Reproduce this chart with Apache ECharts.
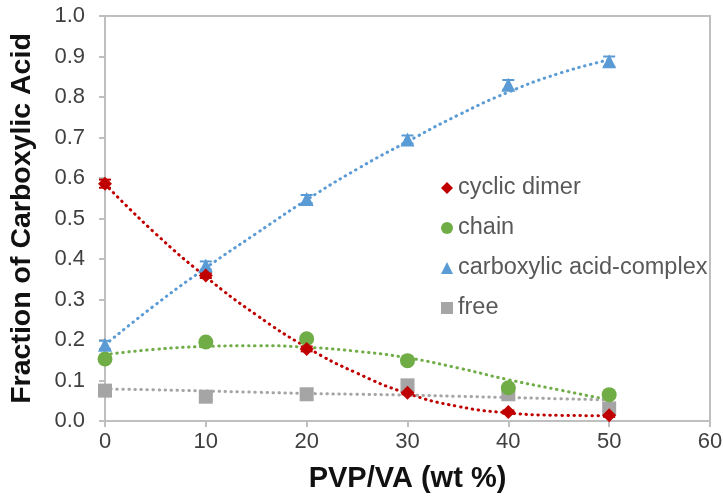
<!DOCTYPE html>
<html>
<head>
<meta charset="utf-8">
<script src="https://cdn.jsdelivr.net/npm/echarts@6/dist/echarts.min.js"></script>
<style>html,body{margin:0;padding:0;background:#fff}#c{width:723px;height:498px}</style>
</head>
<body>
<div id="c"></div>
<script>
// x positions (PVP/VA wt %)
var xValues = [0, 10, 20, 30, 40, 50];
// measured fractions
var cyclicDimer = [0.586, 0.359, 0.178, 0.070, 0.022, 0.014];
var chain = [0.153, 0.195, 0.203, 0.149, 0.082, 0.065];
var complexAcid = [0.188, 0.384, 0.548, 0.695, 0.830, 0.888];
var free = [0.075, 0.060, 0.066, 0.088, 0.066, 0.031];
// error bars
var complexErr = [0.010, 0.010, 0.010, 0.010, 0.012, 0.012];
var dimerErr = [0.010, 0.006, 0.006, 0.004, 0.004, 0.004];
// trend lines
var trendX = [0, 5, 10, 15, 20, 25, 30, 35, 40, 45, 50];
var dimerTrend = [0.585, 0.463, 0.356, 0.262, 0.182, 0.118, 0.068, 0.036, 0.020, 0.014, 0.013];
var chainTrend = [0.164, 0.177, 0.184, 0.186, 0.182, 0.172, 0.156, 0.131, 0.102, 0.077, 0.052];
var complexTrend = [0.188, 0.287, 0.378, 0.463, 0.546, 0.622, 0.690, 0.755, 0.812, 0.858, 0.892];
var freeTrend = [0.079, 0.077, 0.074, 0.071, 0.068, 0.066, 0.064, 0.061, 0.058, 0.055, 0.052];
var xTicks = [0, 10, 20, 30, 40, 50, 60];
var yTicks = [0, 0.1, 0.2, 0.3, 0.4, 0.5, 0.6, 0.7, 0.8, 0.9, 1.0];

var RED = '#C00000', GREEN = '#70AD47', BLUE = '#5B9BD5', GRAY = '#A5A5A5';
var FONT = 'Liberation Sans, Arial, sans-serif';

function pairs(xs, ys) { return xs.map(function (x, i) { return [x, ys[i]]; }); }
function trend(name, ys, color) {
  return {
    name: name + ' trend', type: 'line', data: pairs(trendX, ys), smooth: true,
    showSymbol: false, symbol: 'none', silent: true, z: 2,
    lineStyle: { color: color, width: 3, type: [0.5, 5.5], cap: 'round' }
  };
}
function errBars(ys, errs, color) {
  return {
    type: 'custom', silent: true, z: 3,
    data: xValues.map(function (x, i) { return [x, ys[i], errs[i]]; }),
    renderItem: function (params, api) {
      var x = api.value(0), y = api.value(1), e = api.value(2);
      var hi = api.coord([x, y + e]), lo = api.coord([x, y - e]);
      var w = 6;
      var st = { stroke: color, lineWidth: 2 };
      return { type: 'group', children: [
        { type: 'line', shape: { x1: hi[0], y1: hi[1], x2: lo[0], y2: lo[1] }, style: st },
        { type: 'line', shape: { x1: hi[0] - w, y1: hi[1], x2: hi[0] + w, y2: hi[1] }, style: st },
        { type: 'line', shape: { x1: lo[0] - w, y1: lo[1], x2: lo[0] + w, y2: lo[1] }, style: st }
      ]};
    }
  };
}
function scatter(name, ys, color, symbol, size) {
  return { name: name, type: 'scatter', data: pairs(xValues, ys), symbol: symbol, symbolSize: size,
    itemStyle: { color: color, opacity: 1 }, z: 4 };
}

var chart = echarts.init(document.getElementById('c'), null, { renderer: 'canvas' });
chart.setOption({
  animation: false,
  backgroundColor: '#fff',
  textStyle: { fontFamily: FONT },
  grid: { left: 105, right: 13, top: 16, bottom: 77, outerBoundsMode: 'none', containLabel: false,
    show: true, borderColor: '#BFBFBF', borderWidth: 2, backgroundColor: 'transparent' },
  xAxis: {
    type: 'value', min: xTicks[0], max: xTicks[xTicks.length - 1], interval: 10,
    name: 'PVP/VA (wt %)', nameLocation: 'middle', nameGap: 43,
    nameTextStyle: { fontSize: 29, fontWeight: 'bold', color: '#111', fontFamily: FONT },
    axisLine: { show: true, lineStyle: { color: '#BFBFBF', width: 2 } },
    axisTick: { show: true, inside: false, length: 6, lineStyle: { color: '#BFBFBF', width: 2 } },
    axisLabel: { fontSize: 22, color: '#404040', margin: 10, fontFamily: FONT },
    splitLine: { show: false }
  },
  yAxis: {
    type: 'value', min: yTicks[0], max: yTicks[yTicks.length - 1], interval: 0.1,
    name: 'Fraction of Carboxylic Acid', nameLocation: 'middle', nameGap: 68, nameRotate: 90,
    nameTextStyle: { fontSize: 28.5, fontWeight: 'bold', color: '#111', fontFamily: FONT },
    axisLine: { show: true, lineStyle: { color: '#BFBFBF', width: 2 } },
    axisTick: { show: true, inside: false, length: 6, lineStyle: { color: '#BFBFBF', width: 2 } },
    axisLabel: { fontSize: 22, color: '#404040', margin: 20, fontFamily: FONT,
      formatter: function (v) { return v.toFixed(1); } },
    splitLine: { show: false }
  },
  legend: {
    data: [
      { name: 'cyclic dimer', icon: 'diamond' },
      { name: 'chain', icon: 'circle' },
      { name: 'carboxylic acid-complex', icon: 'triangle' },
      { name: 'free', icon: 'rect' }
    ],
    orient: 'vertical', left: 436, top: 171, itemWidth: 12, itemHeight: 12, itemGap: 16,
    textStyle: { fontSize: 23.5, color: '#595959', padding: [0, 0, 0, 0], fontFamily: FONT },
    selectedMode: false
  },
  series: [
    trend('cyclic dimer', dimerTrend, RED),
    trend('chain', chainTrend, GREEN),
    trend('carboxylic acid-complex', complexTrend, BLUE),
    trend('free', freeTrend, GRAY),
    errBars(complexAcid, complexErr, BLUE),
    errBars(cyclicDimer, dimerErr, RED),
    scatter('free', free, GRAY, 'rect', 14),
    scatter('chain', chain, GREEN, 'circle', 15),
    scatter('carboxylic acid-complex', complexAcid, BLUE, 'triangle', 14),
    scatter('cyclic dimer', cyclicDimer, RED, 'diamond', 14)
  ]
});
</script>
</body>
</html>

What you should do →
Quote, exactly and only, the lines from the first line of the data above through the line containing "var FONT = 'Liberation". The pictures do not belong in it.

Right answer →
Reproduce this chart with Apache ECharts.
<!DOCTYPE html>
<html>
<head>
<meta charset="utf-8">
<script src="https://cdn.jsdelivr.net/npm/echarts@6/dist/echarts.min.js"></script>
<style>html,body{margin:0;padding:0;background:#fff}#c{width:723px;height:498px}</style>
</head>
<body>
<div id="c"></div>
<script>
// x positions (PVP/VA wt %)
var xValues = [0, 10, 20, 30, 40, 50];
// measured fractions
var cyclicDimer = [0.586, 0.359, 0.178, 0.070, 0.022, 0.014];
var chain = [0.153, 0.195, 0.203, 0.149, 0.082, 0.065];
var complexAcid = [0.188, 0.384, 0.548, 0.695, 0.830, 0.888];
var free = [0.075, 0.060, 0.066, 0.088, 0.066, 0.031];
// error bars
var complexErr = [0.010, 0.010, 0.010, 0.010, 0.012, 0.012];
var dimerErr = [0.010, 0.006, 0.006, 0.004, 0.004, 0.004];
// trend lines
var trendX = [0, 5, 10, 15, 20, 25, 30, 35, 40, 45, 50];
var dimerTrend = [0.585, 0.463, 0.356, 0.262, 0.182, 0.118, 0.068, 0.036, 0.020, 0.014, 0.013];
var chainTrend = [0.164, 0.177, 0.184, 0.186, 0.182, 0.172, 0.156, 0.131, 0.102, 0.077, 0.052];
var complexTrend = [0.188, 0.287, 0.378, 0.463, 0.546, 0.622, 0.690, 0.755, 0.812, 0.858, 0.892];
var freeTrend = [0.079, 0.077, 0.074, 0.071, 0.068, 0.066, 0.064, 0.061, 0.058, 0.055, 0.052];
var xTicks = [0, 10, 20, 30, 40, 50, 60];
var yTicks = [0, 0.1, 0.2, 0.3, 0.4, 0.5, 0.6, 0.7, 0.8, 0.9, 1.0];

var RED = '#C00000', GREEN = '#70AD47', BLUE = '#5B9BD5', GRAY = '#A5A5A5';
var FONT = 'Liberation Sans, Arial, sans-serif';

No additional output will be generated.